DATA SHOWN:
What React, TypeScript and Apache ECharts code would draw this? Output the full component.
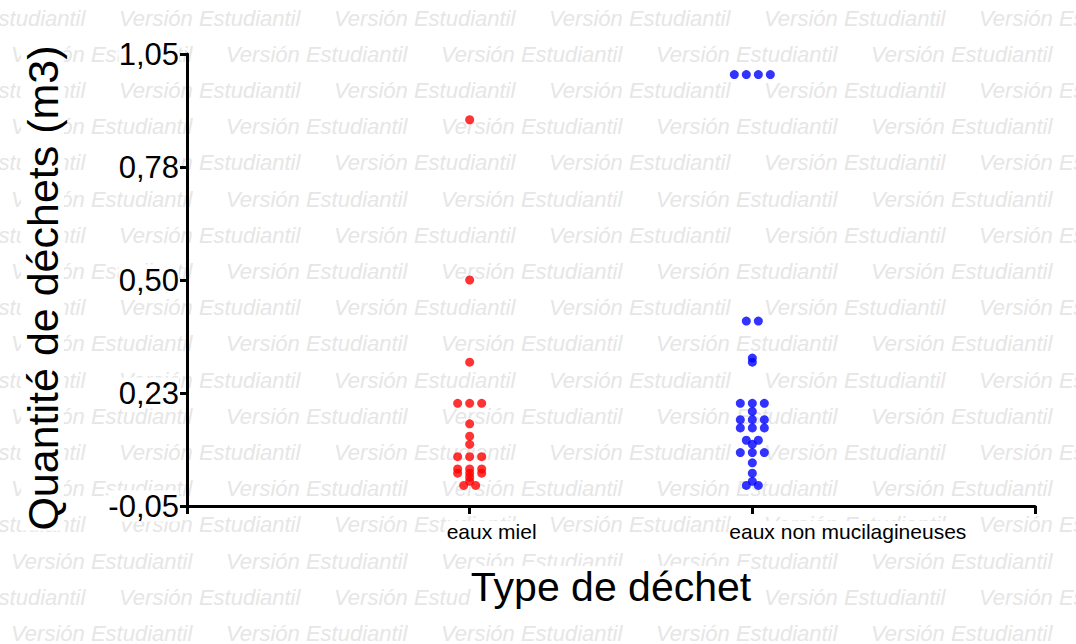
import React, { useEffect, useRef } from 'react';
import * as echarts from 'echarts';

const categories = ['eaux miel', 'eaux non mucilagineuses'];
const yTicks = [-0.05, 0.225, 0.5, 0.775, 1.05];
const yTickLabels = ['-0,05', '0,23', '0,50', '0,78', '1,05'];
const xTitle = 'Type de déchet';
const yTitle = 'Quantité de déchets (m3)';
const watermarkText = 'Versión Estudiantil';

// readings grouped in rows of (nearly) equal values, as Prism spreads them side by side
const mielRows: number[][] = [
  [0.89], [0.5], [0.3], [0.2, 0.2, 0.2], [0.15], [0.12], [0.1],
  [0.07, 0.07, 0.07], [0.04, 0.04, 0.04], [0.03, 0.03, 0.03], [0.02], [0.01], [0.0, 0.0],
];
const nonMucRows: number[][] = [
  [1.0, 1.0, 1.0, 1.0], [0.4, 0.4], [0.31], [0.3], [0.2, 0.2, 0.2], [0.18],
  [0.16, 0.16, 0.16], [0.14, 0.14, 0.14], [0.11, 0.11], [0.1], [0.08, 0.08, 0.08],
  [0.055], [0.03], [0.01], [0.0, 0.0],
];

const SPREAD = 0.0425; // horizontal spacing between side-by-side dots, in x units

function toPoints(rows: number[][], xCenter: number) {
  const pts: number[][] = [];
  rows.forEach((row) => {
    row.forEach((v, i) => {
      pts.push([xCenter + (i - (row.length - 1) / 2) * SPREAD, v]);
    });
  });
  return pts;
}

function buildWatermark() {
  const els: any[] = [];
  const period = 215;
  for (let r = 0; r < 18; r++) {
    const y = 18 + r * 36.2;
    const start = r % 2 === 0 ? -96 : 11;
    for (let k = 0; k < 6; k++) {
      els.push({
        type: 'text',
        z: -10,
        silent: true,
        x: start + k * period,
        y,
        style: {
          text: watermarkText,
          font: 'italic 22px "Liberation Sans"',
          fill: '#e6e6e6',
          align: 'left',
          verticalAlign: 'middle',
        },
      });
    }
  }
  return els;
}

export default function App() {
  const ref = useRef<HTMLDivElement>(null);
  useEffect(() => {
    if (!ref.current) return;
    const chart = echarts.init(ref.current, null, { renderer: 'svg' });
    const axisLineStyle = { color: '#000', width: 3 };
    const option: any = {
      animation: false,
      backgroundColor: '#fff',
      grid: { left: 187, right: 41, top: 54, bottom: 138 },
      xAxis: {
        type: 'value',
        min: 0,
        max: 3,
        interval: 1,
        axisLine: { show: true, onZero: false, lineStyle: axisLineStyle },
        axisTick: { show: true, length: 8, lineStyle: axisLineStyle },
        axisLabel: { show: false },
        splitLine: { show: false },
        name: xTitle,
        nameLocation: 'middle',
        nameGap: 60,
        nameTextStyle: {
          fontFamily: 'Liberation Sans',
          fontSize: 41,
          color: '#000',
          backgroundColor: '#fff',
        },
      },
      yAxis: {
        type: 'value',
        min: yTicks[0],
        max: yTicks[yTicks.length - 1],
        axisLine: { show: true, onZero: false, lineStyle: axisLineStyle },
        axisTick: { show: true, length: 7, lineStyle: axisLineStyle, customValues: yTicks },
        axisLabel: {
          customValues: yTicks,
          formatter: (v: number) => {
            let best = 0;
            yTicks.forEach((t, i) => {
              if (Math.abs(t - v) < Math.abs(yTicks[best] - v)) best = i;
            });
            return yTickLabels[best];
          },
          margin: 8,
          fontFamily: 'Liberation Sans',
          fontSize: 31,
          color: '#000',
          backgroundColor: '#fff',
        },
        splitLine: { show: false },
        name: yTitle,
        nameLocation: 'middle',
        nameGap: 123,
        nameTextStyle: {
          fontFamily: 'Liberation Sans',
          fontSize: 43,
          color: '#000',
          backgroundColor: '#fff',
          padding: [0, 16, 0, 0],
        },
      },
      series: [
        {
          type: 'scatter',
          symbol: 'circle',
          symbolSize: 9,
          itemStyle: { color: '#ff0000' },
          data: toPoints(mielRows, 1),
          z: 5,
        },
        {
          type: 'scatter',
          symbol: 'circle',
          symbolSize: 9,
          itemStyle: { color: '#0000ff' },
          data: toPoints(nonMucRows, 2),
          z: 5,
        },
      ],
    };
    chart.setOption(option);
    const py = chart.convertToPixel({ yAxisIndex: 0 }, yTicks[0]) as number;
    const labelEls = categories.map((c, i) => {
      const px = chart.convertToPixel({ xAxisIndex: 0 }, i + 1) as number;
      return {
        type: 'text',
        z: 10,
        x: px - 23,
        y: py + 15,
        style: {
          text: c,
          font: '21px "Liberation Sans"',
          fill: '#000',
          backgroundColor: '#fff',
          align: 'left',
          verticalAlign: 'top',
        },
      };
    });
    chart.setOption({ graphic: [...buildWatermark(), ...labelEls] });
    return () => chart.dispose();
  }, []);
  return (
    <div
      ref={ref}
      style={{ position: 'fixed', left: 0, top: 0, width: 1076, height: 644, background: '#fff' }}
    />
  );
}
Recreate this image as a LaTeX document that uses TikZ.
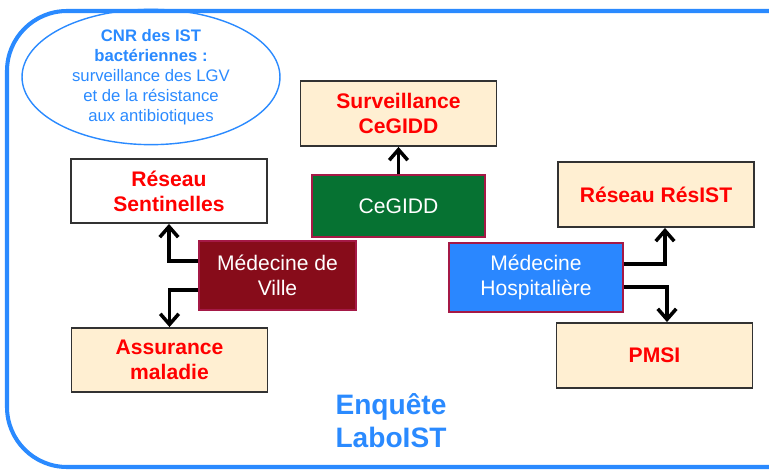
\documentclass[tikz,border=0pt]{standalone}
\usepackage{fontspec}
\setmainfont{Liberation Sans}
\usetikzlibrary{positioning}
\usetikzlibrary{shapes.geometric,arrows.meta}

\definecolor{frameblue}{RGB}{42,138,255}
\definecolor{cream}{RGB}{255,239,210}
\definecolor{boxgray}{RGB}{50,50,50}
\definecolor{cegiddgreen}{RGB}{6,114,50}
\definecolor{villered}{RGB}{135,12,26}
\definecolor{hospblue}{RGB}{42,135,255}
\definecolor{srcedge}{RGB}{165,25,70}

\begin{document}
\begin{tikzpicture}[x=0.02cm,y=-0.02cm,
  every node/.style={align=center,font=\fontsize{12}{14.2}\selectfont},
  box/.style={draw=boxgray,line width=1.1pt,fill=cream,minimum width=3.92cm,minimum height=1.3cm,
    text=red,font=\bfseries\fontsize{12}{14.2}\selectfont},
  src/.style={draw=srcedge,line width=0.8pt,text=white},
  flow/.style={line width=2pt,-{Straight Barb[length=6pt,width=10.5pt]}}]
\useasboundingbox (0,0) rectangle (769,470);
\clip (0,0) rectangle (769,470);
\draw[frameblue,line width=2.3pt,rounded corners=1.2cm] (7,11) rectangle (830,467);
% laboratoire de reference
\node[ellipse,draw=frameblue,line width=0.8pt,minimum width=5.16cm,minimum height=2.02cm,inner sep=0pt,
  text=frameblue,font=\fontsize{9.5}{11.4}\selectfont] (cnr) at (151,77)
  {\textbf{CNR des IST}\\\textbf{bactériennes :}\\surveillance des LGV\\et de la résistance\\aux antibiotiques};
% sources et reseaux
\node[box] (surv) at (398.5,113.5) {Surveillance\\CeGIDD};
\node[src,fill=cegiddgreen,minimum width=3.46cm,minimum height=1.24cm] (cegidd) at (398.5,206) {CeGIDD};
\node[box,fill=white,minimum height=1.28cm] (sentinelles) at (169,191) {Réseau\\Sentinelles};
\node[src,fill=villered,minimum width=3.14cm,minimum height=1.38cm] (ville) at (277.5,275.5) {Médecine de\\Ville};
\node[box,minimum height=1.28cm] (assurance) at (169.5,360) {Assurance\\maladie};
\node[src,fill=hospblue,minimum width=3.48cm,minimum height=1.38cm] (hosp) at (536,277.5) {Médecine\\Hospitalière};
\node[box] (resist) at (656,194.5) {Réseau RésIST};
\node[box] (pmsi) at (654.5,355.5) {PMSI};
\node[text=frameblue,font=\bfseries\fontsize{16}{18.7}\selectfont] (enquete) at (391,421) {Enquête\\LaboIST};
% fleches
\draw[flow] (cegidd) -- (surv);
\draw[flow] ([yshift=0.29cm]ville.west) -| (sentinelles);
\draw[flow] ([yshift=-0.29cm]ville.west) -| (assurance);
\draw[flow] ([yshift=0.27cm]hosp.east) -| ([xshift=0.18cm]resist.south);
\draw[flow] ([yshift=-0.19cm]hosp.east) -| ([xshift=0.25cm]pmsi.north);
\end{tikzpicture}
\end{document}
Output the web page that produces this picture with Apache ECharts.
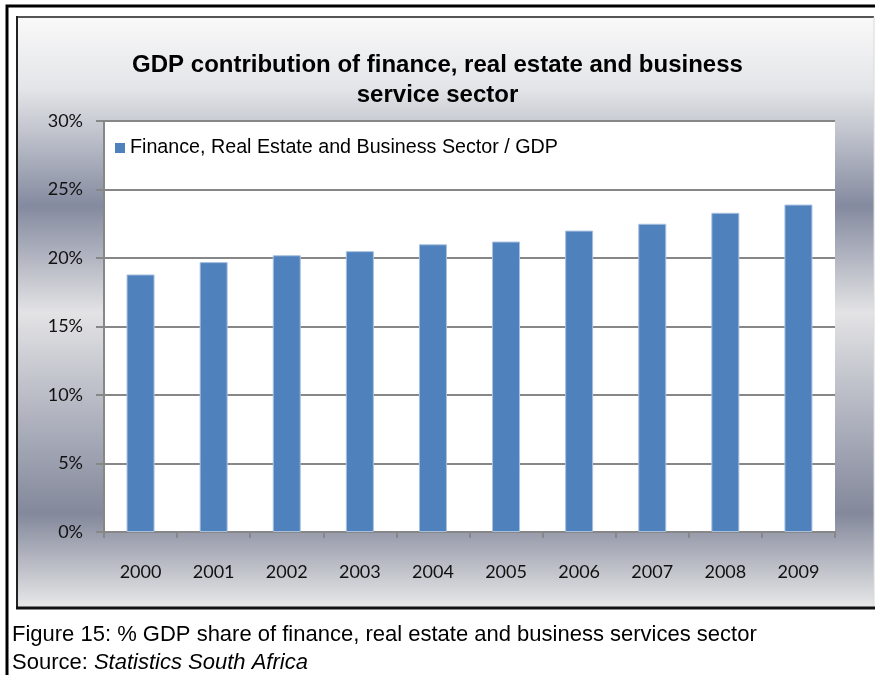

REQUIRED WORK:
From the first line of the entries above down to the line holding "const watermarkText = 'Versión Estudiantil';", quote each line exactly and nothing else, skipping pictures.

EXERCISE RESULT:
What React, TypeScript and Apache ECharts code would draw this? Output the full component.
import React, { useEffect, useRef } from 'react';
import * as echarts from 'echarts';

const categories = ['eaux miel', 'eaux non mucilagineuses'];
const yTicks = [-0.05, 0.225, 0.5, 0.775, 1.05];
const yTickLabels = ['-0,05', '0,23', '0,50', '0,78', '1,05'];
const xTitle = 'Type de déchet';
const yTitle = 'Quantité de déchets (m3)';
const watermarkText = 'Versión Estudiantil';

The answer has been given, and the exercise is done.